---- STORED DATA
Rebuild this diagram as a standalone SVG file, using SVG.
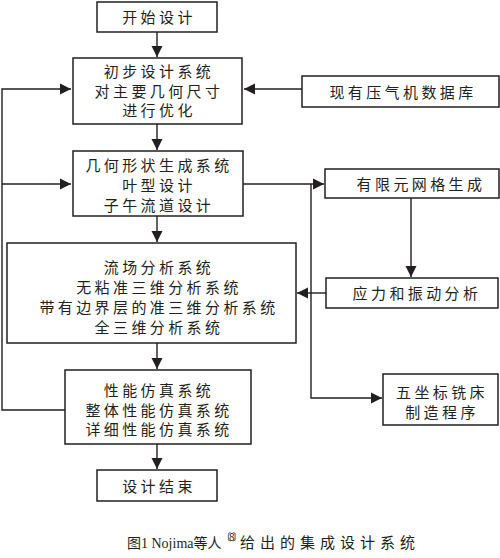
--------
---- STORED DATA
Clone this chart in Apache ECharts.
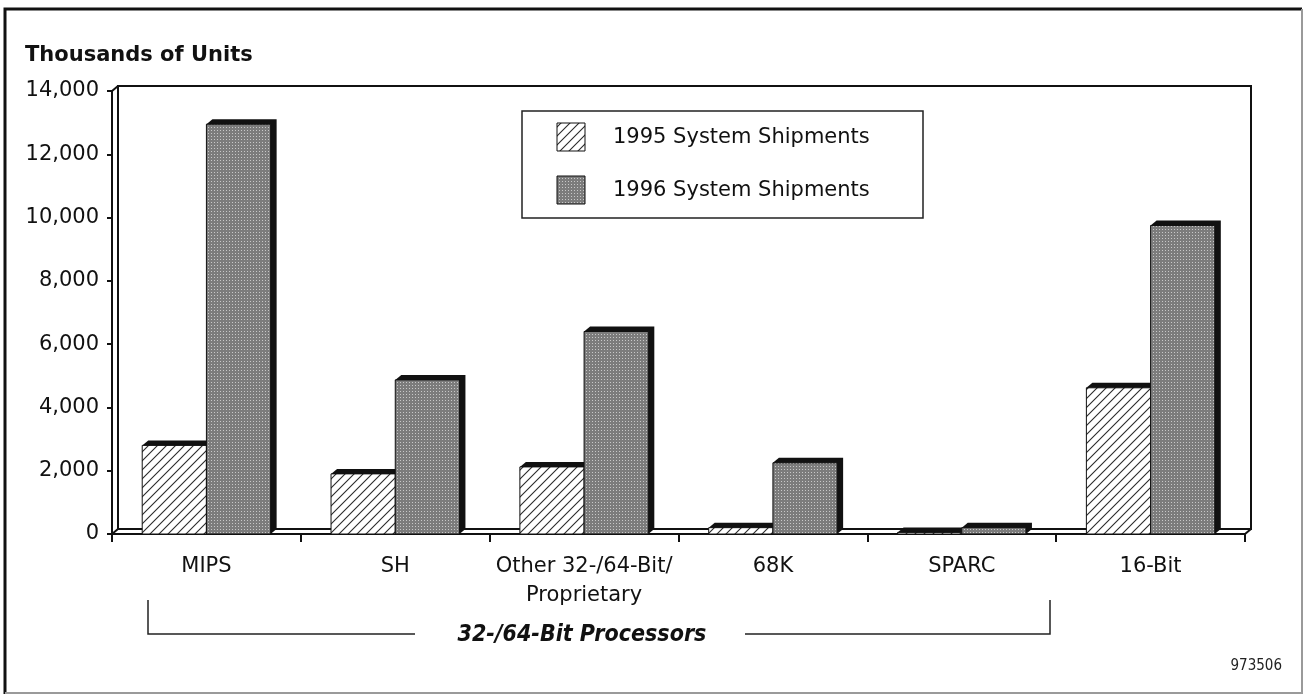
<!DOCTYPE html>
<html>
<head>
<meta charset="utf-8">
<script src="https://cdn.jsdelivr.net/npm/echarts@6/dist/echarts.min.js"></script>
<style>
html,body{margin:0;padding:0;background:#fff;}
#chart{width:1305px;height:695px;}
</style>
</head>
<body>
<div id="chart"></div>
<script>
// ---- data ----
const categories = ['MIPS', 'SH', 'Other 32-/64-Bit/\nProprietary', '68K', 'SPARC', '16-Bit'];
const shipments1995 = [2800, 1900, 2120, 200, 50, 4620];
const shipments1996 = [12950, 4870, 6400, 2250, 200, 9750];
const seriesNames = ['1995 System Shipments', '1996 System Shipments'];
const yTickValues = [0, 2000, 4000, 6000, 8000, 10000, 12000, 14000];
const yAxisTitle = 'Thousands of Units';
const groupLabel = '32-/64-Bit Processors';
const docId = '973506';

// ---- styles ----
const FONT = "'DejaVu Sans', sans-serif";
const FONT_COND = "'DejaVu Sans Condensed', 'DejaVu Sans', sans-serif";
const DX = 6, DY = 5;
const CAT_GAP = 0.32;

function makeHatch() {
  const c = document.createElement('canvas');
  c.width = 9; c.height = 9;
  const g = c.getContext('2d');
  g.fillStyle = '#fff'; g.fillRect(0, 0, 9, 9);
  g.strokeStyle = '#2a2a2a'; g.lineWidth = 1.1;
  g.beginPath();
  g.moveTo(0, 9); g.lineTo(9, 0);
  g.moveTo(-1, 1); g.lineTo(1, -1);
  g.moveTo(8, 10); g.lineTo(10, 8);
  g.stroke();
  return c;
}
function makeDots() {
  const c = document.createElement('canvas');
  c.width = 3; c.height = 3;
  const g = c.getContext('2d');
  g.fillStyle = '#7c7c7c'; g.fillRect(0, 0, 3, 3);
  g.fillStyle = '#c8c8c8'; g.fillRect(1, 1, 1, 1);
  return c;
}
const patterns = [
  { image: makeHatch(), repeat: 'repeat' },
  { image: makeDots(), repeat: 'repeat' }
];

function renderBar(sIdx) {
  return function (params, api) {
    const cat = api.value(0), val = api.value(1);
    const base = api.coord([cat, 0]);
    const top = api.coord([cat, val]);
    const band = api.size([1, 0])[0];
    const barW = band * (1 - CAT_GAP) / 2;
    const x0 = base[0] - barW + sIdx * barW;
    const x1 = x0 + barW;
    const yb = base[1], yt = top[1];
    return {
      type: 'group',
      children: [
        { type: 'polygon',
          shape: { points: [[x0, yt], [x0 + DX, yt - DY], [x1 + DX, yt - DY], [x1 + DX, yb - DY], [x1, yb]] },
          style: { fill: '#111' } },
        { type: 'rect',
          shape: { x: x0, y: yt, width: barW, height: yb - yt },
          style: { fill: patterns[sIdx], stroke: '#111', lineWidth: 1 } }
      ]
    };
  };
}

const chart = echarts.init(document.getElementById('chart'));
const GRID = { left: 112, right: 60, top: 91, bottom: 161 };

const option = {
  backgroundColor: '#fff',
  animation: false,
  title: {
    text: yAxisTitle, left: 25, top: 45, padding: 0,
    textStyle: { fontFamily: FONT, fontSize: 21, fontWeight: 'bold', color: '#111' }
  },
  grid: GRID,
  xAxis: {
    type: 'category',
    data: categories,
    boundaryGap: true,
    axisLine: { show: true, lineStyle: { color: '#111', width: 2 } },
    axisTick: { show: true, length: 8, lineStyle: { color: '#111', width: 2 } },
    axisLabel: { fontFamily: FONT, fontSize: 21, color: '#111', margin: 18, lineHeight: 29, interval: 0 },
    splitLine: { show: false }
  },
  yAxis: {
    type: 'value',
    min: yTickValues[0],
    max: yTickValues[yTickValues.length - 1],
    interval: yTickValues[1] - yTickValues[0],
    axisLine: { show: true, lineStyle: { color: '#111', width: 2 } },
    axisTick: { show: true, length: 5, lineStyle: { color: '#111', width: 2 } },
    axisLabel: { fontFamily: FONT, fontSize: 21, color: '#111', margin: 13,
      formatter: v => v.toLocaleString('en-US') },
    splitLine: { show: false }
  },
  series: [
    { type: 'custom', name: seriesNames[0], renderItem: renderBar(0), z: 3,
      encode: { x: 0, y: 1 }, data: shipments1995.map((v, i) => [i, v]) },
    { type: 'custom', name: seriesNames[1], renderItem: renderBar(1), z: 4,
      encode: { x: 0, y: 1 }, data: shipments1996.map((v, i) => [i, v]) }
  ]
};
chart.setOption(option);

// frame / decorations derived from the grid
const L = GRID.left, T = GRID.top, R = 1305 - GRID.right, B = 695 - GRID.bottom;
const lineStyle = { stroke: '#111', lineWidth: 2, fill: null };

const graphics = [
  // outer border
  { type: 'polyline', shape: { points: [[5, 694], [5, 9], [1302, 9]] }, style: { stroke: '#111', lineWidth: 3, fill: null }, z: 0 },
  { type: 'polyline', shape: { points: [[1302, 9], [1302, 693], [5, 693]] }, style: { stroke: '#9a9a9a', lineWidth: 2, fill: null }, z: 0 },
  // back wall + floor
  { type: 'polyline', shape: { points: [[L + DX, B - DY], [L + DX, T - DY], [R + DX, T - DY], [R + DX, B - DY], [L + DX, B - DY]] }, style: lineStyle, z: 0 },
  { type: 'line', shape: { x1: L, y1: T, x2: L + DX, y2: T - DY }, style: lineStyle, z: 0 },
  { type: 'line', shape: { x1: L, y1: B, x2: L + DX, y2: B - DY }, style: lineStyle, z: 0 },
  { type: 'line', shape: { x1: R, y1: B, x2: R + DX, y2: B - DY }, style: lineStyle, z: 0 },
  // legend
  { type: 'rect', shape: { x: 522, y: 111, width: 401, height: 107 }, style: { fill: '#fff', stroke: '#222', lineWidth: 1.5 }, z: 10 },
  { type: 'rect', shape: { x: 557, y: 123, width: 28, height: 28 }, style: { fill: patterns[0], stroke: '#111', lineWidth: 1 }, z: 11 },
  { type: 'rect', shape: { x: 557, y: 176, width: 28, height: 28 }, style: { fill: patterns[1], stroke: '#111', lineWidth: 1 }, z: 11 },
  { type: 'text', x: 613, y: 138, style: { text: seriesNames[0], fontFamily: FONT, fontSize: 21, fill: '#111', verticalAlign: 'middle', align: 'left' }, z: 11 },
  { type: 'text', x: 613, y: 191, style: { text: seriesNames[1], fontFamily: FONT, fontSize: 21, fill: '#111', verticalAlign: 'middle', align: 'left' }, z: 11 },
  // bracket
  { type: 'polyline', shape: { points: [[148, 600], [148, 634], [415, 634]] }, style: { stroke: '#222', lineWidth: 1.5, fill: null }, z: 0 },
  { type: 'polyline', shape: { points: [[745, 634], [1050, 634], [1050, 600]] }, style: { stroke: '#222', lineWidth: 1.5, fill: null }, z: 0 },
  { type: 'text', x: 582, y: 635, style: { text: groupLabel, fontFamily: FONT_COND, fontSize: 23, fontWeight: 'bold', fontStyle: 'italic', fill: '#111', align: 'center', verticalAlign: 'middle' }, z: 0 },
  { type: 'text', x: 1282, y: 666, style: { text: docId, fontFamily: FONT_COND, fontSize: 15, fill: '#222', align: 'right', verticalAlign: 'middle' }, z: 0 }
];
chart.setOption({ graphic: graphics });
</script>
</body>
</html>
--------
---- STORED DATA
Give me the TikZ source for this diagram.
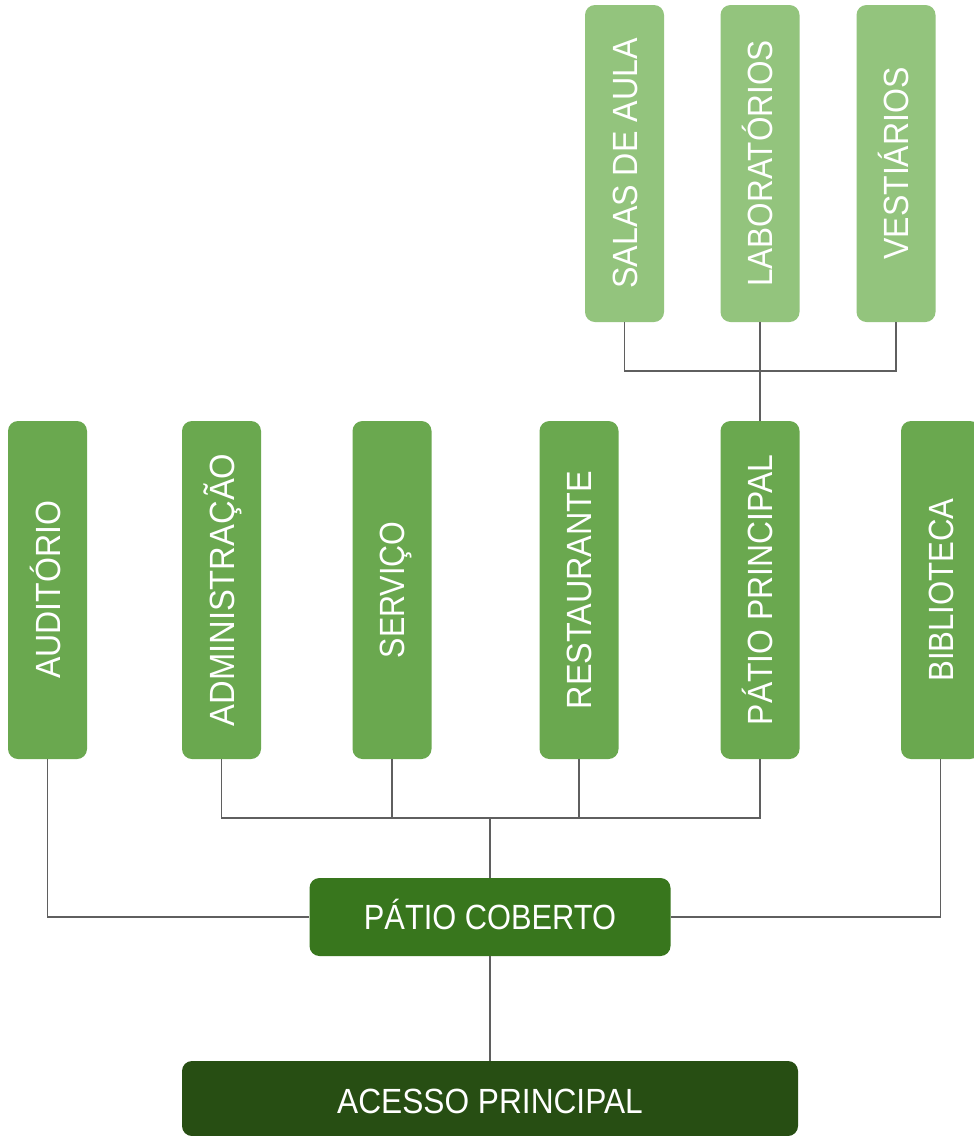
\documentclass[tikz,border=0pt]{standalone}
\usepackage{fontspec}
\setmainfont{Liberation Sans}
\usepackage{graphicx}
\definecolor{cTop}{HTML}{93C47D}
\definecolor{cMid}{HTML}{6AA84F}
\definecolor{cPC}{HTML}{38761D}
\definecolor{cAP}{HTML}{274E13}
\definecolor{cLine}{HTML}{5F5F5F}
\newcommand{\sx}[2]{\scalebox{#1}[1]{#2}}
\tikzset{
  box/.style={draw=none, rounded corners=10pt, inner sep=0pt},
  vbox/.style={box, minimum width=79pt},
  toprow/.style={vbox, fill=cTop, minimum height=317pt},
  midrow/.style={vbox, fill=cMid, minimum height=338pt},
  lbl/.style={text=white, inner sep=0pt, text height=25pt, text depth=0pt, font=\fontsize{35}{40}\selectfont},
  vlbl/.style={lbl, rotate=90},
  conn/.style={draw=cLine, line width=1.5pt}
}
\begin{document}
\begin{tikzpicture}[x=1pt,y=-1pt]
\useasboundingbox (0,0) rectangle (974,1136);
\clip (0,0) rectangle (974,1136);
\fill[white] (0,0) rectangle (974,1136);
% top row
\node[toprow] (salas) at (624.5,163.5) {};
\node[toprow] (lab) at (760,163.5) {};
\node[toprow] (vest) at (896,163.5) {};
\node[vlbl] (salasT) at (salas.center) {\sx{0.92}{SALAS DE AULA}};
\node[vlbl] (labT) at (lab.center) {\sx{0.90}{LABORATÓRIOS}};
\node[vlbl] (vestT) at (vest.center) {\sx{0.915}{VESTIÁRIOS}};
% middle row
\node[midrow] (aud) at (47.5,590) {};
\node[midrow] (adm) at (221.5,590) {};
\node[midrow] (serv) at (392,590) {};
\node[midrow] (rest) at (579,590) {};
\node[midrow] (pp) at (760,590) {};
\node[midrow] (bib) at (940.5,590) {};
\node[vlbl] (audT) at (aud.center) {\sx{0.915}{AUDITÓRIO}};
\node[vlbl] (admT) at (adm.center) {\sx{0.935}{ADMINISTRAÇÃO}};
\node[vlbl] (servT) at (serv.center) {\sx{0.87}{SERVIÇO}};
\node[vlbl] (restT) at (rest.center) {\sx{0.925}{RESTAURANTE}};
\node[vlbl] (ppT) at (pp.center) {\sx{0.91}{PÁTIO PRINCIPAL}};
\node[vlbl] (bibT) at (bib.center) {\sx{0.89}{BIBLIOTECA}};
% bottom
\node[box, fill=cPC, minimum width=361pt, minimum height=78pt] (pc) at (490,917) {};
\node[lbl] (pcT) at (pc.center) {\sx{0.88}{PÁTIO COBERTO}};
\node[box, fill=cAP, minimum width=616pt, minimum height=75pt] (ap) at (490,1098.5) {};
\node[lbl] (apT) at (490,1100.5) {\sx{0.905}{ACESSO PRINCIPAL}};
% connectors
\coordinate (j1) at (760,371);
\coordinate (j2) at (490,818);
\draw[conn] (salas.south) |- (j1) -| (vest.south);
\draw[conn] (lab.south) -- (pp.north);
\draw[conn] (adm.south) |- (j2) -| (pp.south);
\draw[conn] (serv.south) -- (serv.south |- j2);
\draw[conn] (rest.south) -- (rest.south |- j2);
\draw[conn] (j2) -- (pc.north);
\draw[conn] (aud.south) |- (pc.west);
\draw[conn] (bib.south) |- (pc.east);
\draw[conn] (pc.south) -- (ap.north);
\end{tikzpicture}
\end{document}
--------
THE TASK –
Report all lines of the data above that include the string "standalone".

RIGHT ANSWER –
Rebuild this diagram as a standalone SVG file, using SVG.
\documentclass[tikz,border=0pt]{standalone}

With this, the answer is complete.